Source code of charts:
-.-.-

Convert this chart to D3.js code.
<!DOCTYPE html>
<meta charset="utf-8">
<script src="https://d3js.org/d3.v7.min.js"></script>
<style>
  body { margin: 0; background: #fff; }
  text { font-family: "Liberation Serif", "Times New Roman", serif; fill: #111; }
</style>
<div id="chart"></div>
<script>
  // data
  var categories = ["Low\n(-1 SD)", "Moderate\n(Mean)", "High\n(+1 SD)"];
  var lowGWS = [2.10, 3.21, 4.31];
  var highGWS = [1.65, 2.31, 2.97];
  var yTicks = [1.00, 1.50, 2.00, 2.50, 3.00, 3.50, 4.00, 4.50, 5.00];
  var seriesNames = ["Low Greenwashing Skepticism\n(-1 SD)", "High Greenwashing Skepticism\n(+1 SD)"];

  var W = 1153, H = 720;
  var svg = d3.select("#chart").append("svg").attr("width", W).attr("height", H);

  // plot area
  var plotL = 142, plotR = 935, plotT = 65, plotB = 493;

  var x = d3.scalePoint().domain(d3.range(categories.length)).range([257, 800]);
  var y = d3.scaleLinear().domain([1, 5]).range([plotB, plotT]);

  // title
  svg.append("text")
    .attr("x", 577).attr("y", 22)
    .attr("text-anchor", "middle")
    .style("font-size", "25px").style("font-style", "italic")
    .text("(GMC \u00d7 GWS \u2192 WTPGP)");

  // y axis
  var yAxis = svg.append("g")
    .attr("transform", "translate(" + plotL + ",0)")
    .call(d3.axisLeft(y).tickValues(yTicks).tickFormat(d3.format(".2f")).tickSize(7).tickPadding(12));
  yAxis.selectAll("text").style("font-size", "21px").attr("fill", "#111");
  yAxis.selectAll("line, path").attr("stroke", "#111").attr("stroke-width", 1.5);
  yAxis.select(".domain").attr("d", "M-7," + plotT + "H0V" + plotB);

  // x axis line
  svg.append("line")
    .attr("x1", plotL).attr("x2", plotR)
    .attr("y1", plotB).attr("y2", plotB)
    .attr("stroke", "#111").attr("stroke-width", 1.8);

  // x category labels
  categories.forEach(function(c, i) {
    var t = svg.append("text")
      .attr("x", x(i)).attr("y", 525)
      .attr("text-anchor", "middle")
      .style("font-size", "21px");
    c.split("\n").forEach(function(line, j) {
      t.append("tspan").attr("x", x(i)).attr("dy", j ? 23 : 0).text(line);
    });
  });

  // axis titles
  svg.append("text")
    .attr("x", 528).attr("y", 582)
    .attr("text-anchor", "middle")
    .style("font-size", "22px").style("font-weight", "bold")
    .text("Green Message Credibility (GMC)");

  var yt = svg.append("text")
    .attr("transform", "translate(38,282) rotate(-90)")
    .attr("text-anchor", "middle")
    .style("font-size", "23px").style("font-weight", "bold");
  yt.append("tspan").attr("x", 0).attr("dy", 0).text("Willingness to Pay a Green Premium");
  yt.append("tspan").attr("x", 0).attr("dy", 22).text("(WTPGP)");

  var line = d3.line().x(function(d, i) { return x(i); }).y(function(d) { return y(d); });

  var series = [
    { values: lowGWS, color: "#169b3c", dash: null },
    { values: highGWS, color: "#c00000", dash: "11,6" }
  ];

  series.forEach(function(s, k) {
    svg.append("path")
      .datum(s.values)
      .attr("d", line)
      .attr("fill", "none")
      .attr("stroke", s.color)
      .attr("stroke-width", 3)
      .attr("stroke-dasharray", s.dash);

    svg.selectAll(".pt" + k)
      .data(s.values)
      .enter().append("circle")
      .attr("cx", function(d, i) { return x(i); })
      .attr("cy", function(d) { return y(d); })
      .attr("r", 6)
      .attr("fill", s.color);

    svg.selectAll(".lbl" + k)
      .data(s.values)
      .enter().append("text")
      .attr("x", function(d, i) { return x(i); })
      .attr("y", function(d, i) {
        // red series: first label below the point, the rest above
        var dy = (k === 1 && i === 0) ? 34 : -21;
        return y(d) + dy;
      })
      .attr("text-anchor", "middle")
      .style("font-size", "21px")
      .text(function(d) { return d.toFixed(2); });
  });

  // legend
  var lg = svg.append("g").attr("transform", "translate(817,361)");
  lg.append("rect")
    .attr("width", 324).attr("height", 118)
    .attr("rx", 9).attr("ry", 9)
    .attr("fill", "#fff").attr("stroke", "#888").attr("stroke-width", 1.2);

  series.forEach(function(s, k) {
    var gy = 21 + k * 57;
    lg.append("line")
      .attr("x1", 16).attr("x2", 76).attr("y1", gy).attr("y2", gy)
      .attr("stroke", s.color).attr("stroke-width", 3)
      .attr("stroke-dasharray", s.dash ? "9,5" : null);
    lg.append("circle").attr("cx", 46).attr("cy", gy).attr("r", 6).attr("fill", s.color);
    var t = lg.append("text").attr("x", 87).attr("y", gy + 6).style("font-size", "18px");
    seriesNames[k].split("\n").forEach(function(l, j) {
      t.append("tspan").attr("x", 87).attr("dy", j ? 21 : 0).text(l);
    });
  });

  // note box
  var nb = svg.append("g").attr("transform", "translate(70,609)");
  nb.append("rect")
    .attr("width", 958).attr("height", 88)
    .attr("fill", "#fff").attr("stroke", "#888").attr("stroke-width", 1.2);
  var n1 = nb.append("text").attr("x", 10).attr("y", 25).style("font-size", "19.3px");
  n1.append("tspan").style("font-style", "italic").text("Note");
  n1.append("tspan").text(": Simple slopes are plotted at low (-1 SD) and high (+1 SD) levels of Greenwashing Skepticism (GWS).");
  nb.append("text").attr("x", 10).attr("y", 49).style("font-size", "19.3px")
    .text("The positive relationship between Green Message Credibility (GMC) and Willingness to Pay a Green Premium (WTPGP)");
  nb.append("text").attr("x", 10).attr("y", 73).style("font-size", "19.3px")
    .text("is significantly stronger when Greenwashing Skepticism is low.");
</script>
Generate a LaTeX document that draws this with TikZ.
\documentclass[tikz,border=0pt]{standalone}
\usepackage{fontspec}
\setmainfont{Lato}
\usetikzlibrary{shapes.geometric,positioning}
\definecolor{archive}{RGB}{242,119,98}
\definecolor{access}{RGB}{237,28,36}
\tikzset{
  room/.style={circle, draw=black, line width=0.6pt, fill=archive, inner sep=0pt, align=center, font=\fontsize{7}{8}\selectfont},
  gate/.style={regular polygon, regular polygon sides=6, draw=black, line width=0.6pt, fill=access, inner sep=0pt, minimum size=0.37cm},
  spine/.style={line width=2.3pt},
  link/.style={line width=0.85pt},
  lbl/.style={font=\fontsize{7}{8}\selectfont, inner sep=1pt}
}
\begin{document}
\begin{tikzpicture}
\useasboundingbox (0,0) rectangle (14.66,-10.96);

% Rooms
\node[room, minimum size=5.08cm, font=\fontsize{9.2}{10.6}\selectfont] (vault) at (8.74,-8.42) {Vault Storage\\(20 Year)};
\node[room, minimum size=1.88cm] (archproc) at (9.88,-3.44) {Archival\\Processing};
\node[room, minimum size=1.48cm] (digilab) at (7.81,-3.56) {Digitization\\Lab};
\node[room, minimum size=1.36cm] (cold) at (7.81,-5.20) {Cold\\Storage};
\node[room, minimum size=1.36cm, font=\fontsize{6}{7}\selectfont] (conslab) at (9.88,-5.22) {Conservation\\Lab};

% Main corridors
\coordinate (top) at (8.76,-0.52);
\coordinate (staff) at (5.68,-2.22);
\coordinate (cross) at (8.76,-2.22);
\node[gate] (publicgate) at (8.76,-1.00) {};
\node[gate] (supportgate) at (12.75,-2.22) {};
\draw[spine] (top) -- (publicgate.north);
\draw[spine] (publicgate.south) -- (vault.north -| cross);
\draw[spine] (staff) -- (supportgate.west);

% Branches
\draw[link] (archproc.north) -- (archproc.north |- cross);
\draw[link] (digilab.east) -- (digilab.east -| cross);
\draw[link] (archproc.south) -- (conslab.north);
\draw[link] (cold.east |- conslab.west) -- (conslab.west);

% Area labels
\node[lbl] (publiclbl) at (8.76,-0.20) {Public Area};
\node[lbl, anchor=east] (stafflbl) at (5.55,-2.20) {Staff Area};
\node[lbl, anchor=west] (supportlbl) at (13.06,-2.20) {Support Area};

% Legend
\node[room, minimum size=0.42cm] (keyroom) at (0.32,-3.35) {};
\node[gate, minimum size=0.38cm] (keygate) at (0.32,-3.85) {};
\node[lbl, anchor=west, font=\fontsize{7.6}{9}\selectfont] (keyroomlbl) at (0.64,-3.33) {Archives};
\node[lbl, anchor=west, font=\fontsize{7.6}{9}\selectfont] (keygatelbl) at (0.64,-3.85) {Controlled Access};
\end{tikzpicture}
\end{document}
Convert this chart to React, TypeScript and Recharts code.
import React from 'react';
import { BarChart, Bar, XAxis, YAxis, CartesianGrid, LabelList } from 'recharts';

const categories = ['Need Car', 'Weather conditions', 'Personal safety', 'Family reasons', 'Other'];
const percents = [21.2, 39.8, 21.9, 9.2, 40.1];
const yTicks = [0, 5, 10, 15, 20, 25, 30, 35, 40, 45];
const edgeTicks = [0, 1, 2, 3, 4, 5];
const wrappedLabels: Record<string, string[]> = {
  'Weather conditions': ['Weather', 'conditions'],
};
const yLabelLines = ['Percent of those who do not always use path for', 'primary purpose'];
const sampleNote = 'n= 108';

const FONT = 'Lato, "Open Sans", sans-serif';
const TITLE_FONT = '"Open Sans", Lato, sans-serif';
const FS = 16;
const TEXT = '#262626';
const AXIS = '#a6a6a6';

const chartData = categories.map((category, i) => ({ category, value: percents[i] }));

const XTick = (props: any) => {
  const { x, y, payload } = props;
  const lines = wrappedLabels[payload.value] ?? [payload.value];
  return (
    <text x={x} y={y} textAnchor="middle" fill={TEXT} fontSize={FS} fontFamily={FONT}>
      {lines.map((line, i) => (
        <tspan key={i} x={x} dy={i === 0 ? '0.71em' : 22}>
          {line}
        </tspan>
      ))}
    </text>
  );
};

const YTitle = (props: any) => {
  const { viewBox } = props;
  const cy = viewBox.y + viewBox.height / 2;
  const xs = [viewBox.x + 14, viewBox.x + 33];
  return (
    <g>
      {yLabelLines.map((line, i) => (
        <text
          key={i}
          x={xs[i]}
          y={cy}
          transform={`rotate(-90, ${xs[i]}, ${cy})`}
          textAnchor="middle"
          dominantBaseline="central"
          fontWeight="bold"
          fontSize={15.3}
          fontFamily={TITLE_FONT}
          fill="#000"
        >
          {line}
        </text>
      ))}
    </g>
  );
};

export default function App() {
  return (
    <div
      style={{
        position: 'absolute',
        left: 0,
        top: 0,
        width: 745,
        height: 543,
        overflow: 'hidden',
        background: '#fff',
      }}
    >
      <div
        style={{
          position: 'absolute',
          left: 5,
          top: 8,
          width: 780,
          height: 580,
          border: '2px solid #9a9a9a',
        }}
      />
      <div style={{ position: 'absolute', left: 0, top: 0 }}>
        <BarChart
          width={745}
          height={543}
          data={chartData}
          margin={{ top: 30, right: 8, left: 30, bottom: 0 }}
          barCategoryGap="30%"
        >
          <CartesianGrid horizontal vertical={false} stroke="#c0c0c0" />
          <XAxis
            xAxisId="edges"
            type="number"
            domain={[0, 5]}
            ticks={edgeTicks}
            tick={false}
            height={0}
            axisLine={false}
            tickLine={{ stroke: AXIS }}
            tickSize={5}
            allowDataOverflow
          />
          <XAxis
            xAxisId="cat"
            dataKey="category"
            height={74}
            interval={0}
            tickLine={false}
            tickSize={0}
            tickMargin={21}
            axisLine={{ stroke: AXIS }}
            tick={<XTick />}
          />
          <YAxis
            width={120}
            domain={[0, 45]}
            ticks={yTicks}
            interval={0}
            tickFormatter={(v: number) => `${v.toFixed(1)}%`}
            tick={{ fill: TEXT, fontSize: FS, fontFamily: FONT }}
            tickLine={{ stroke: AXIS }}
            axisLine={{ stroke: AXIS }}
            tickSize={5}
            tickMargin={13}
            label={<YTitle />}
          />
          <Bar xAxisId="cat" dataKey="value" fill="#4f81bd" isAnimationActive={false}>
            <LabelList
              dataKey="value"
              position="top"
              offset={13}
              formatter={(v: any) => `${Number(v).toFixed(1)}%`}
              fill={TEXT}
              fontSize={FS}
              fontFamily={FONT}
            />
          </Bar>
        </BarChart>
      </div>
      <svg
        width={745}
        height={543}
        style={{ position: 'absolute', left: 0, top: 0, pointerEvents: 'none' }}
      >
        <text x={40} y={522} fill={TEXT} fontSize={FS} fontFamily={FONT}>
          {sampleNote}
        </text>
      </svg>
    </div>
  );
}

-.-.-

Copy down every line of the entries containing the word "React".

COMPLETE ANSWER:
Convert this chart to React, TypeScript and Recharts code.
import React from 'react';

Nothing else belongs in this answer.